A while later, Mr Cao Ngoc En, Cao Ong’s brother, came and only he dared to bring out the tools and arrange them for a ritual. The tools included two bamboo tubes, one metre and 0.5 metre, one flat rock twice the size of a man’s palm, a bowl of water, and a bowl of flowers. Mr En said that there must also be a piece of beeswax for a candle, some incense and a hair or a thread in the water bowl.
Cao Ong squatted on his bed, holding the two bamboo tubes in his hands and rubbing them on the rock to make some low and high-pitched sounds. At the same time, he murmured an incantation to the tune and rhythm of the bamboo tubes and blew air in the water bowl. After about 30 minutes of this, the bowl was supposed to be given to a woman to drink who does not want to bear a child. And that was the blow close ritual.
Mr Cao Ong said that the blow open ritual was similar, but with a different incantation.
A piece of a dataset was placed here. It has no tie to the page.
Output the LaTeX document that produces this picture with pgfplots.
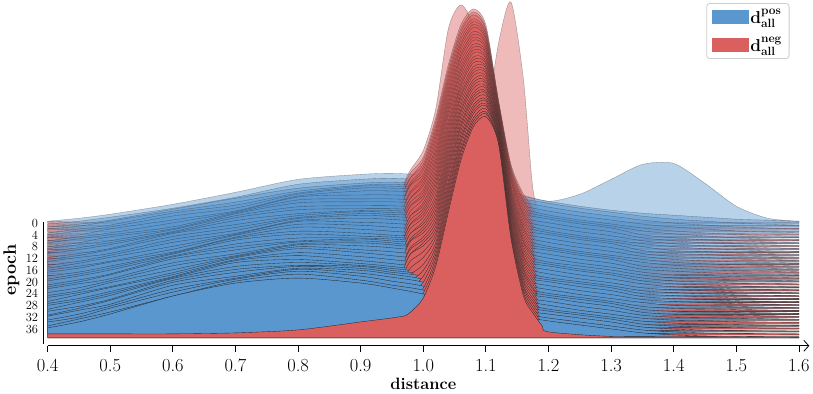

He could also, he maintained, blow away bleeding wounds, snake bites and various diseases with different incantations. Besides the air cut trick for one person to avoid predators, he could also draw a circle with many people inside to block animal attacks. But when asked to reveal the content of the incantations and to translate them to Vietnamese, he shook his head, ‘That’s a sacred and forbidden thing that belongs to the Ruc only. Others are not allowed to know.’